■ **TASK**
Copy out each line featuring the string "standalone" from the entries beneath.
^^^^
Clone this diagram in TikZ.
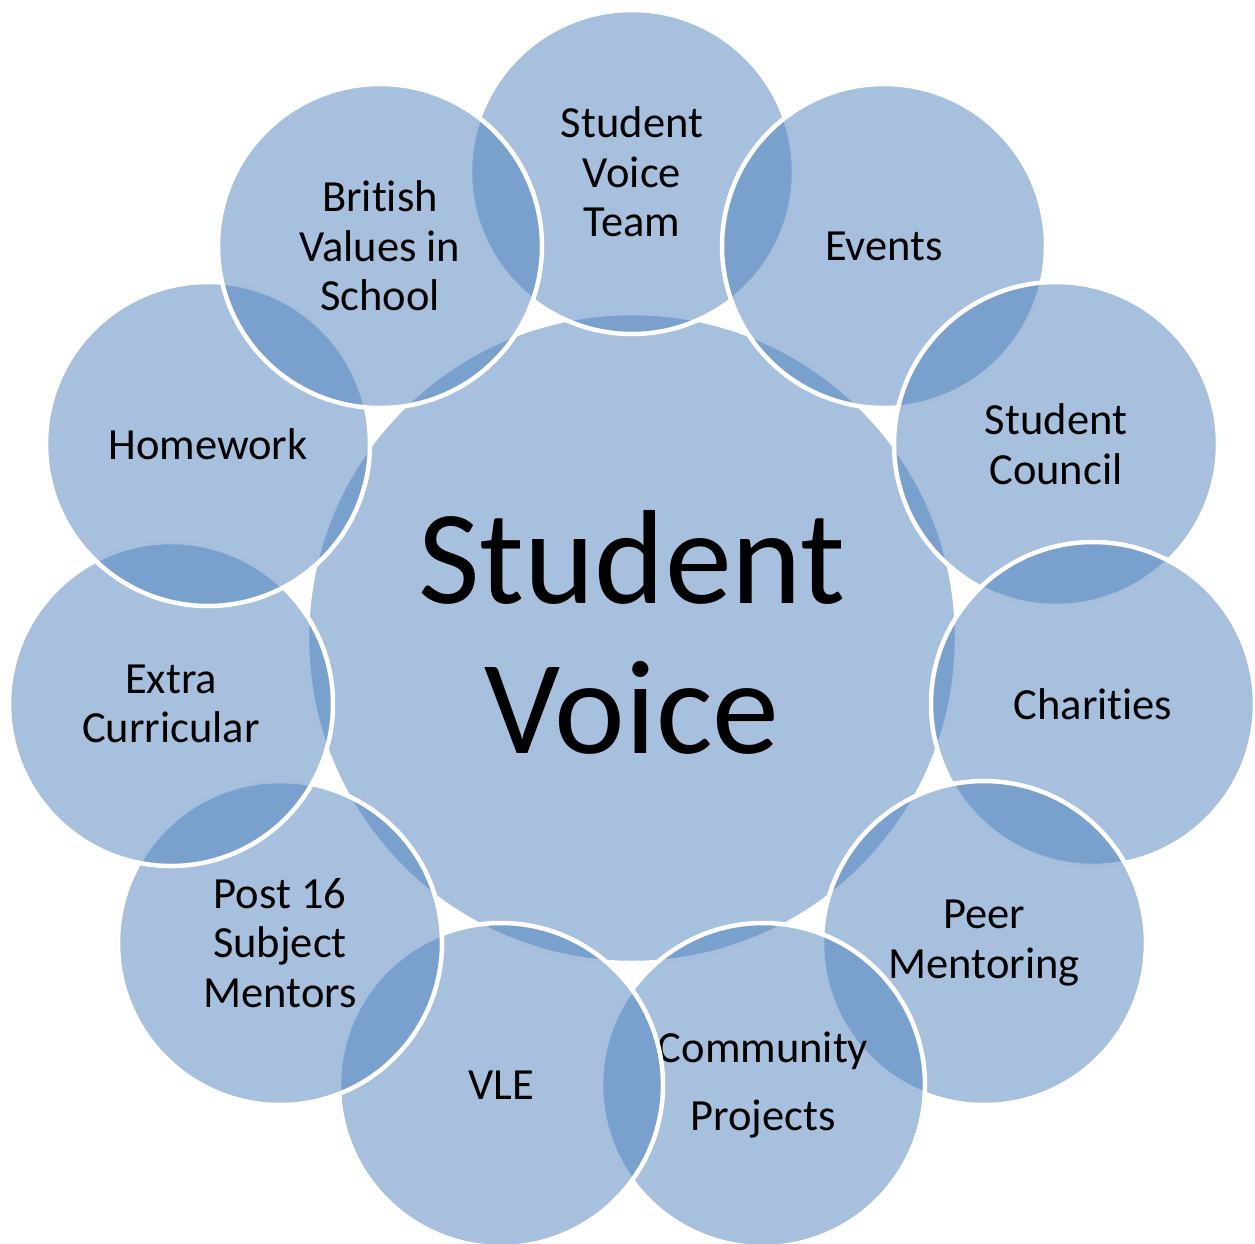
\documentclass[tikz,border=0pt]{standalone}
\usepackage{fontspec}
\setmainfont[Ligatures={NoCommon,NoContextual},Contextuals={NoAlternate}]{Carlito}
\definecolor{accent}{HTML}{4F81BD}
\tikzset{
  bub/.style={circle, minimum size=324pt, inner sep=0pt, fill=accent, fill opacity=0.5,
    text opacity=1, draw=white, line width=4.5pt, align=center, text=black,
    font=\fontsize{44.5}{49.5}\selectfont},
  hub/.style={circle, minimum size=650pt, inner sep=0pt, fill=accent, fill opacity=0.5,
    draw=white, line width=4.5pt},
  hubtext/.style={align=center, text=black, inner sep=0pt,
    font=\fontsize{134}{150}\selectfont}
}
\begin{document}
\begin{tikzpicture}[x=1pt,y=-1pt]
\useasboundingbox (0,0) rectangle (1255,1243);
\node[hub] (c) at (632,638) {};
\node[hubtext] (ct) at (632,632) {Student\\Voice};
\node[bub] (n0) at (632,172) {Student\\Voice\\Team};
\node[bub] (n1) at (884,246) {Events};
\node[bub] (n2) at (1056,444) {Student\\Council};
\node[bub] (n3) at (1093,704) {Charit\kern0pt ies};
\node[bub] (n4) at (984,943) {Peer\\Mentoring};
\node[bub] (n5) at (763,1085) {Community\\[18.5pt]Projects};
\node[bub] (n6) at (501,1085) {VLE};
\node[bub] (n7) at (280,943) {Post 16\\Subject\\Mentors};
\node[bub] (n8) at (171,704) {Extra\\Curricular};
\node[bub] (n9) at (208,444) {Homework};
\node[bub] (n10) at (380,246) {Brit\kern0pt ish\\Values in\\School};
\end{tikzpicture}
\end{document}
^^^^
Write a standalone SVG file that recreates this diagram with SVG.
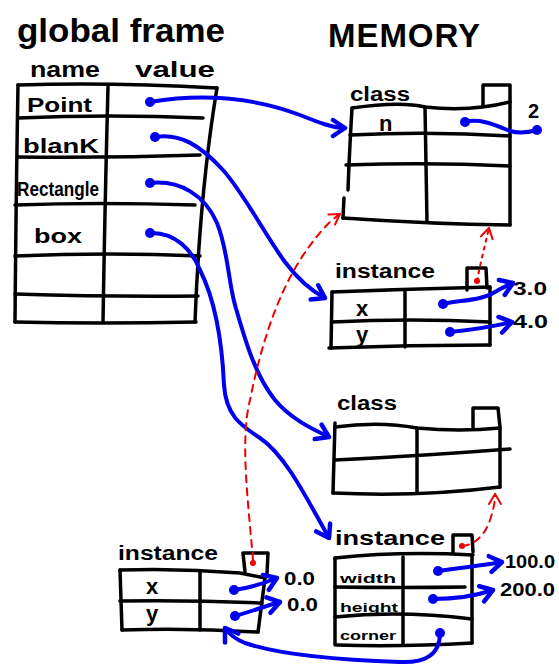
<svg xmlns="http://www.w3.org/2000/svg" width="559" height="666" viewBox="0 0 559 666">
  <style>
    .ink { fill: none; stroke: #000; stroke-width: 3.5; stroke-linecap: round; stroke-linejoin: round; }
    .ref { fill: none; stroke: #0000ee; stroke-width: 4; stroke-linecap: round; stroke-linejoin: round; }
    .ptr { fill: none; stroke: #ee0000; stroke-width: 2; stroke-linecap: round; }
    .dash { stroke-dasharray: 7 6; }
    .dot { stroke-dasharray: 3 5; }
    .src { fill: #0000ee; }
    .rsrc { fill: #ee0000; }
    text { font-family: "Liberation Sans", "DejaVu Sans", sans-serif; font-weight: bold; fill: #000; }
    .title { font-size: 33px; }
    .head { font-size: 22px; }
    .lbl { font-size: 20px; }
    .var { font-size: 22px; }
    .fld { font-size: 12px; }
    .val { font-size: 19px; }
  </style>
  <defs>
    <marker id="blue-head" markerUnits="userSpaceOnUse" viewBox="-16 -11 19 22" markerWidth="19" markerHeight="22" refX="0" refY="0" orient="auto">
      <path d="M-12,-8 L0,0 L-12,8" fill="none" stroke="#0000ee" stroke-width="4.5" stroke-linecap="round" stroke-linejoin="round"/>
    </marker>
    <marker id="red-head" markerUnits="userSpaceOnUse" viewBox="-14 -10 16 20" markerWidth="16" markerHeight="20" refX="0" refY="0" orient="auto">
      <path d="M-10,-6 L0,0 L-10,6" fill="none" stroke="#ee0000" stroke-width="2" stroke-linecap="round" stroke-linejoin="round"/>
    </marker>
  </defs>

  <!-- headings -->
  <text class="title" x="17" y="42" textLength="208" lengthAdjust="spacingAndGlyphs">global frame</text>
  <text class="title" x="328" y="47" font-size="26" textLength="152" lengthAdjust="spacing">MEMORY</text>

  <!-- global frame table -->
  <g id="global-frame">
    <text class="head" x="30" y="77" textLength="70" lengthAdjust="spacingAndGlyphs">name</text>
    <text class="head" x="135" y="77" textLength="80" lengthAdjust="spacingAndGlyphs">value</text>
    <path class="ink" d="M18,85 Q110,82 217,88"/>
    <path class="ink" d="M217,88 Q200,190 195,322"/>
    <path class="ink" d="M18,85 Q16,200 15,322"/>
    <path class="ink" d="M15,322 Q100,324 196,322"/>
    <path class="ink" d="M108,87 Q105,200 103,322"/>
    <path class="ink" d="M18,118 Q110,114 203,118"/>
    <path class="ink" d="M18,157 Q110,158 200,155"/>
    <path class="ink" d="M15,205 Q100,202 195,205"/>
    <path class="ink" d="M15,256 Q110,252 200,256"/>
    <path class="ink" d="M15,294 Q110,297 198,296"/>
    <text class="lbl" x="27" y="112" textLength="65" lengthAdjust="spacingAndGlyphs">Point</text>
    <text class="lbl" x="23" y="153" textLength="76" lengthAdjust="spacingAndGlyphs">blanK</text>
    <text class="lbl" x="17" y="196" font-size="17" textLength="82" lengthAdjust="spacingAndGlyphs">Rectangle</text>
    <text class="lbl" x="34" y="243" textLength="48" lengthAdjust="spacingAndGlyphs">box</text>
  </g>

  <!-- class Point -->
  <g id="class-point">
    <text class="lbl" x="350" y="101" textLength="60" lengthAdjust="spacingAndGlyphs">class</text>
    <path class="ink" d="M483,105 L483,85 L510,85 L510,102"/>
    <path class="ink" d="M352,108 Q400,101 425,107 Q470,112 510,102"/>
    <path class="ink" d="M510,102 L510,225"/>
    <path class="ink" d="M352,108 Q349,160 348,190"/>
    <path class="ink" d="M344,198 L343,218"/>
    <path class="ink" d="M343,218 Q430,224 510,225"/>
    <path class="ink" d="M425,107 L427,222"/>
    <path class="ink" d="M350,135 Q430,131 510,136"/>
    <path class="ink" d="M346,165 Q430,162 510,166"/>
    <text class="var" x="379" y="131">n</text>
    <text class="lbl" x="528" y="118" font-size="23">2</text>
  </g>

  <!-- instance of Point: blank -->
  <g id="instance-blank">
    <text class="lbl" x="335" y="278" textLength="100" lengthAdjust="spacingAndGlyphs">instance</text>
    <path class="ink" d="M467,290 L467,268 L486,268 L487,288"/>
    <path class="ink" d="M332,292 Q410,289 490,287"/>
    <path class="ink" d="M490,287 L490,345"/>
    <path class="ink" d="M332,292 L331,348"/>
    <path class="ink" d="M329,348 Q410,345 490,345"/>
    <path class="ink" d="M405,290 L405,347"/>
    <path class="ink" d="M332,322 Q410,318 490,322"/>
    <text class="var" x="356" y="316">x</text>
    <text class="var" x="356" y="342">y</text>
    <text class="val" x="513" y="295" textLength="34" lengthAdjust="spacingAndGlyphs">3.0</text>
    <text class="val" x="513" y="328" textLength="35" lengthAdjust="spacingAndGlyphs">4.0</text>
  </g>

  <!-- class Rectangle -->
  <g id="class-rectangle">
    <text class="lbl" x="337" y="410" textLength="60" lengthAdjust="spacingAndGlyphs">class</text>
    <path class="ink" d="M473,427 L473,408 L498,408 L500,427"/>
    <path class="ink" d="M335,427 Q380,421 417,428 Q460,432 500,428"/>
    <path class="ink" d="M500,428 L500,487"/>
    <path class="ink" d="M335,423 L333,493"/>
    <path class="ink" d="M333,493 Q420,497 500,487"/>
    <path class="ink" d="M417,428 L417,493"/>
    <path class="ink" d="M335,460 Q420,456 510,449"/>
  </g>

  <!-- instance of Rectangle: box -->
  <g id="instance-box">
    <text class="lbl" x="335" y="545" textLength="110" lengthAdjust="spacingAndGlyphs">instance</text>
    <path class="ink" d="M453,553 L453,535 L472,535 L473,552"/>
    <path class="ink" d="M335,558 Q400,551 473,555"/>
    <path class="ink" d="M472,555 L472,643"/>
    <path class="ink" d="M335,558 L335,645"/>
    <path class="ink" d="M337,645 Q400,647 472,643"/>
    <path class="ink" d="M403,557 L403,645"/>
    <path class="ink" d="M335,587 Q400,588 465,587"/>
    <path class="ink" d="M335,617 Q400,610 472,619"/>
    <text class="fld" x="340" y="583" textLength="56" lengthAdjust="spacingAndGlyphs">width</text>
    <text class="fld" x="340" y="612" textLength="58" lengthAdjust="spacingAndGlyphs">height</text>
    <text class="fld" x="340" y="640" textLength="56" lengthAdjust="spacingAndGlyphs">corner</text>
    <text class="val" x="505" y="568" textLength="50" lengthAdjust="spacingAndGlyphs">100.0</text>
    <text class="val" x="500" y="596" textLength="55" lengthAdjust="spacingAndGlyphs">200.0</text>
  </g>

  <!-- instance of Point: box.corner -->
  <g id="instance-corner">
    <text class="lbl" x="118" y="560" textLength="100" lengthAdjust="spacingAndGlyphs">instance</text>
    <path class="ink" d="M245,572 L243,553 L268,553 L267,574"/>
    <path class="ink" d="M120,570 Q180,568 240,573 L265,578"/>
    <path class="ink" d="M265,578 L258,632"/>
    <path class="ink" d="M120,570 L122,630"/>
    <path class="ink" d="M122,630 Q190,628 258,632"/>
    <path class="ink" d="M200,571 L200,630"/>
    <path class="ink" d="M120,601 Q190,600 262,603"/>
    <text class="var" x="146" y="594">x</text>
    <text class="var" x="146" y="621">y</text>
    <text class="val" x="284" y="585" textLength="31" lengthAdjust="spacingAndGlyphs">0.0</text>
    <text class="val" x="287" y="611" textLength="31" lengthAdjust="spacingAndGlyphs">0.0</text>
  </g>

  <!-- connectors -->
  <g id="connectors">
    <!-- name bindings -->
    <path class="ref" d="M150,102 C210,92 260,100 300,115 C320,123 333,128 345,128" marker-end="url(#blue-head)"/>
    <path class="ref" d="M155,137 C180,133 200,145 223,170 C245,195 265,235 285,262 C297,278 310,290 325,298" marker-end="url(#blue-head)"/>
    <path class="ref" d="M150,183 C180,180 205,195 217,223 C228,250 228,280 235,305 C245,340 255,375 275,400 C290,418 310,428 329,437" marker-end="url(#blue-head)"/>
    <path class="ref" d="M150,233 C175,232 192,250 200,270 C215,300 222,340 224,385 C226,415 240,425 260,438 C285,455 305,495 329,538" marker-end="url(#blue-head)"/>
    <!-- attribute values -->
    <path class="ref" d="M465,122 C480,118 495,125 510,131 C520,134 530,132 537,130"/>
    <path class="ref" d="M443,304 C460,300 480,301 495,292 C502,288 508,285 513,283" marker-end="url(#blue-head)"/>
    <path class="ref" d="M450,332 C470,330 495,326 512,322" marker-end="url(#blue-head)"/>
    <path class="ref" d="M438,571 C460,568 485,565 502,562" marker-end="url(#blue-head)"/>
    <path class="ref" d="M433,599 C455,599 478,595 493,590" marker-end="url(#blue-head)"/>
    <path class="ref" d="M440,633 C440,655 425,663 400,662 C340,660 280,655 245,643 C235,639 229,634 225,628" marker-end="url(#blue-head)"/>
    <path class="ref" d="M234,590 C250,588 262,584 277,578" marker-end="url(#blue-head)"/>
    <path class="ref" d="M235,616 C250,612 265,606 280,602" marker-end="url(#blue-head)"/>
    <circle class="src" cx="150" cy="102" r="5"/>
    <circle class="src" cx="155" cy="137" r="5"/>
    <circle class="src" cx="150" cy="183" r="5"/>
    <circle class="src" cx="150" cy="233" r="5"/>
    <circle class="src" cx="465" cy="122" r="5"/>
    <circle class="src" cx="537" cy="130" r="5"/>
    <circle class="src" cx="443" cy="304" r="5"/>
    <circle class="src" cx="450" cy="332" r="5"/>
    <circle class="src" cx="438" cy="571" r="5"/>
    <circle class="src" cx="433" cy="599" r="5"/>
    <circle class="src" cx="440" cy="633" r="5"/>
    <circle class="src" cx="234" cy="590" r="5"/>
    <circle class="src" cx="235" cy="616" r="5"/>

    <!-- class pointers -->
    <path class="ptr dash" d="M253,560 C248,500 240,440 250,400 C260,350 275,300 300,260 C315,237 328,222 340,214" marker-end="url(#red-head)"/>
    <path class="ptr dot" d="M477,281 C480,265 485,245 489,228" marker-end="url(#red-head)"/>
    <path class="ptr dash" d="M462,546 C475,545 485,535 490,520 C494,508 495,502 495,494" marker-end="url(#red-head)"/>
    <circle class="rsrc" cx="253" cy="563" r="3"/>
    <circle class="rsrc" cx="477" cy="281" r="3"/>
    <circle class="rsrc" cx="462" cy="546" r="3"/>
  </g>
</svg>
^^^^
■ **PROBLEM SOLUTION**
\documentclass[tikz,border=0pt]{standalone}
Write a standalone SVG file that recreates this diagram with SVG.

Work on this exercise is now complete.